I'm really hoping the kFire's browser is less obnoxious (I have no idea if this is normal for Safari on other Apple devices because I got converted to Firefox a while ago).
The creepiness factor is fascinating to me, however. Amazon is offering to let you "opt out" and just browse normally (but would you trust them to have implemented that right, if you don't trust them not to be creepy in the first place?). And you can get other browsers through the Amazon Appstore. They say they won't maintain personal information and they will expire information, but there is this whole issue of Mammoth Corporation knows what We Collectively Do/Like/Are Fascinated By -- and will then exploit that to sell us Ever More Crap.
I'm not too concerned about it, because I keep giving information to their recommendations service (by rating things and/or just by buying things). And their recommendations consistently Suck. I mean, _really_ the opposite of useful.

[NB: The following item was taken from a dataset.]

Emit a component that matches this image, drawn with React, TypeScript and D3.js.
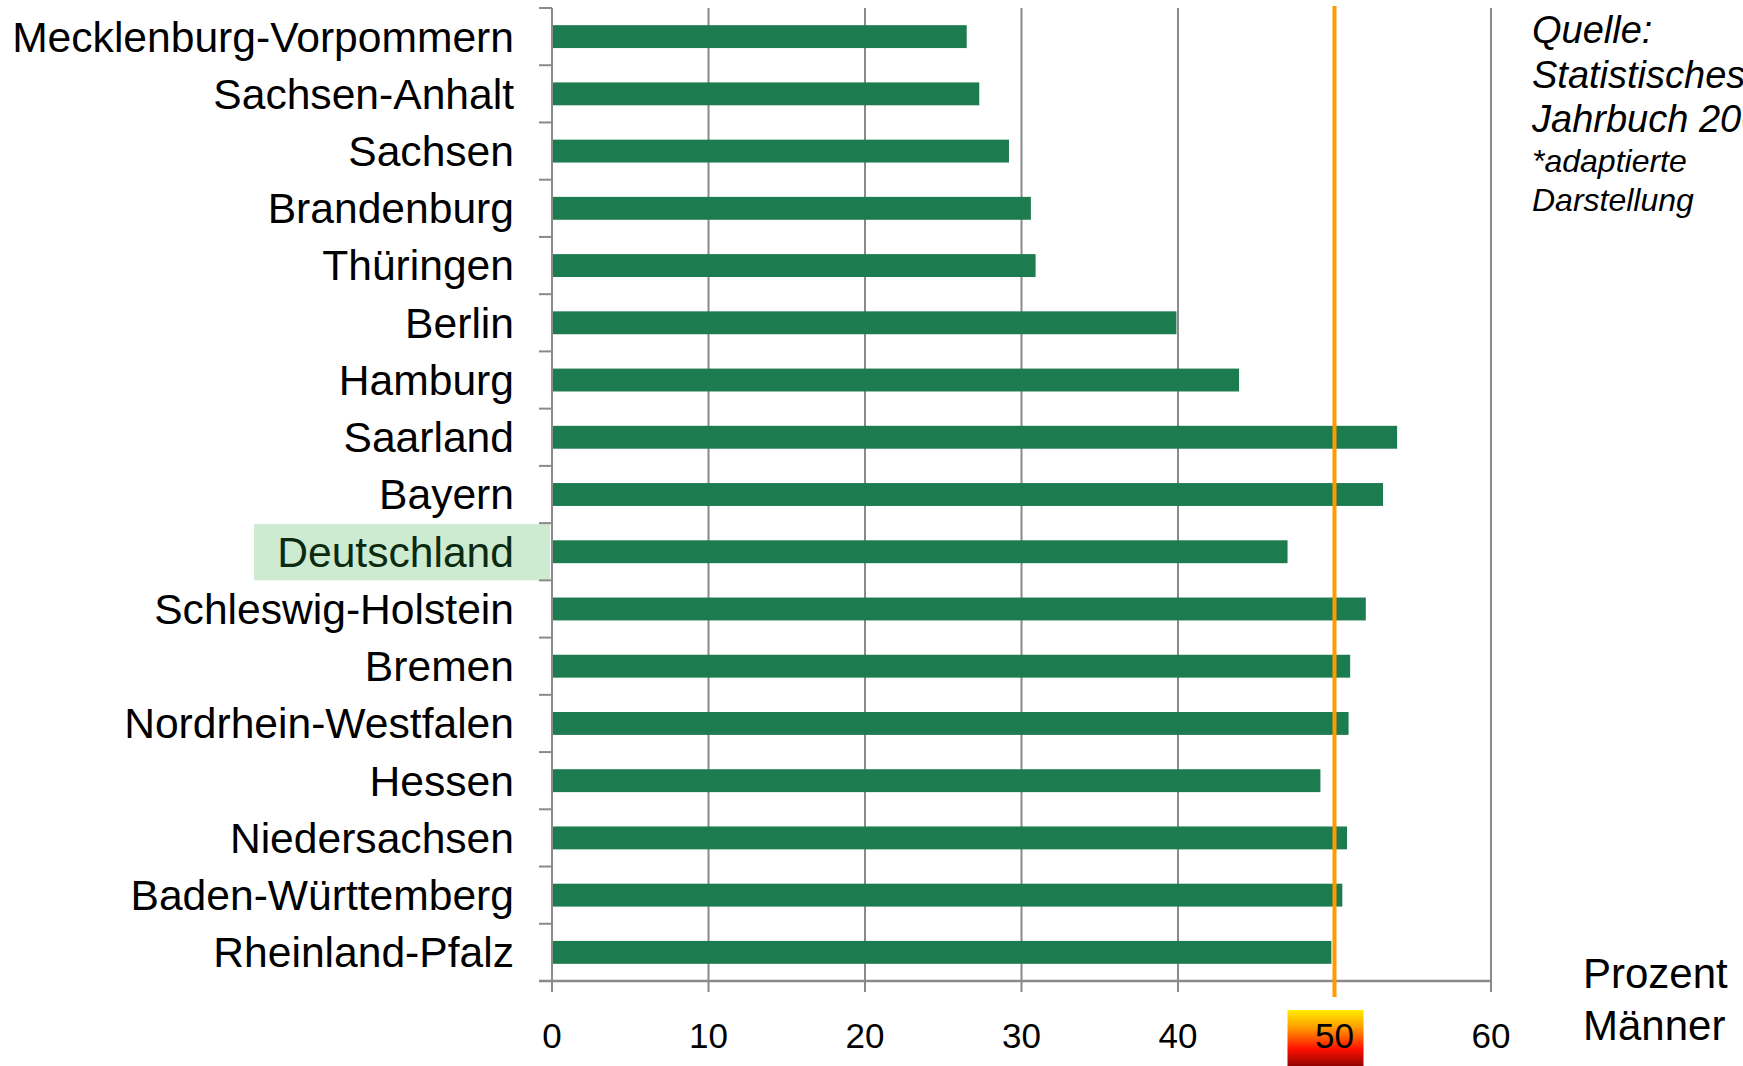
import React from "react";
import * as d3 from "d3";

const categories = [
  "Mecklenburg-Vorpommern",
  "Sachsen-Anhalt",
  "Sachsen",
  "Brandenburg",
  "Thüringen",
  "Berlin",
  "Hamburg",
  "Saarland",
  "Bayern",
  "Deutschland",
  "Schleswig-Holstein",
  "Bremen",
  "Nordrhein-Westfalen",
  "Hessen",
  "Niedersachsen",
  "Baden-Württemberg",
  "Rheinland-Pfalz",
];
const values = [26.5, 27.3, 29.2, 30.6, 30.9, 39.9, 43.9, 54.0, 53.1, 47.0, 52.0, 51.0, 50.9, 49.1, 50.8, 50.5, 49.8];
const xTicks = [0, 10, 20, 30, 40, 50, 60];
const highlighted = "Deutschland";
const refValue = 50;
const sourceLines = ["Quelle:", "Statistisches", "Jahrbuch 2008"];
const noteLines = ["*adaptierte", "Darstellung"];
const unitLines = ["Prozent", "Männer"];

const W = 1743;
const H = 1066;
const FONT = "'Liberation Sans', Arial, sans-serif";

export default function App() {
  const x = d3.scaleLinear().domain([0, 60]).range([552, 1491]);
  const y = d3.scaleBand<string>().domain(categories).range([8, 981]).paddingInner(0.6).paddingOuter(0.3);
  const band = d3.scaleBand<string>().domain(categories).range([8, 981]);
  const grid = "#8a8a8a";
  const axisY = 981;

  return (
    <svg width={W} height={H} style={{ position: "absolute", left: 0, top: 0, background: "#fff" }} fontFamily={FONT}>
      <defs>
        <linearGradient id="g50" x1="0" y1="0" x2="0" y2="1">
          <stop offset="0" stopColor="#ffee00" />
          <stop offset="0.3" stopColor="#ff9a00" />
          <stop offset="0.65" stopColor="#ff1000" />
          <stop offset="1" stopColor="#7a0000" />
        </linearGradient>
      </defs>
      {/* highlight box */}
      {categories.map((c) =>
        c === highlighted ? (
          <rect key={"hl" + c} x={254} y={band(c)! + 1} width={296} height={band.bandwidth() - 1} fill="#cdebd1" />
        ) : null
      )}
      {/* vertical gridlines */}
      {xTicks.map((t) => (
        <line key={"g" + t} x1={x(t)} x2={x(t)} y1={8} y2={axisY + 11} stroke={grid} strokeWidth={2} />
      ))}
      {/* category ticks */}
      {[...categories.map((c) => band(c)!), 981].map((yy, i) => (
        <line key={"ct" + i} x1={539} x2={552} y1={yy} y2={yy} stroke={grid} strokeWidth={2} />
      ))}
      {/* x axis line */}
      <line x1={539} x2={x(60)} y1={axisY} y2={axisY} stroke={grid} strokeWidth={2.5} />
      {/* bars */}
      {categories.map((c, i) => (
        <rect key={"b" + c} x={x(0) + 1} y={y(c)!} width={x(values[i]) - x(0) - 1} height={y.bandwidth()} fill="#1d7c4f" />
      ))}
      {/* reference line */}
      <line x1={x(refValue)} x2={x(refValue)} y1={6} y2={997} stroke="#ff9a00" strokeWidth={4} />
      {/* category labels */}
      {categories.map((c) => (
        <text
          key={"l" + c}
          x={514}
          y={band(c)! + band.bandwidth() / 2}
          dy="0.35em"
          textAnchor="end"
          fontSize={42.6}
          fill={c === highlighted ? "#0b2a10" : "#000"}
        >
          {c}
        </text>
      ))}
      {/* tick label background for 50 */}
      <rect x={x(refValue) - 47} y={1010} width={76} height={60} fill="url(#g50)" />
      {xTicks.map((t) => (
        <text key={"tl" + t} x={x(t)} y={1048} textAnchor="middle" fontSize={35} fill="#000">
          {t}
        </text>
      ))}
      {/* unit */}
      {unitLines.map((s, i) => (
        <text key={"u" + i} x={1583} y={988 + i * 52} fontSize={42} fill="#000">
          {s}
        </text>
      ))}
      {/* source */}
      {sourceLines.map((s, i) => (
        <text key={"s" + i} x={1532} y={43 + i * 44.5} fontSize={38} fontStyle="italic" fill="#000">
          {s}
        </text>
      ))}
      {noteLines.map((s, i) => (
        <text key={"n" + i} x={1532} y={172 + i * 39} fontSize={32} fontStyle="italic" fill="#000">
          {s}
        </text>
      ))}
    </svg>
  );
}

I know they've gone through numerous versions of the innards (because I've known people from at least two of those iterations -- maybe as many as four, now that I think about it). I'm not convinced there's been improvement, altho I don't think it has gotten worse over time.
I guess I'd be a lot more worried about Mammoth Corporation Knowing What We Want if Mammoth Corporation displayed any real understanding of What I Want. YMMV. And I'm still a little creeped out by that bottleneck of information.
Also, I don't really believe Amazon intends to do anything with the information other than try to sell you more crap. Over a decade ago, the elf would get this manic look in his eyes as he explained that it really wasn't about being the biggest bookstore or having the most books: it was about having the _one book_ you wanted to buy, right then. This always annoyed me, because I almost never wanted to buy only one book.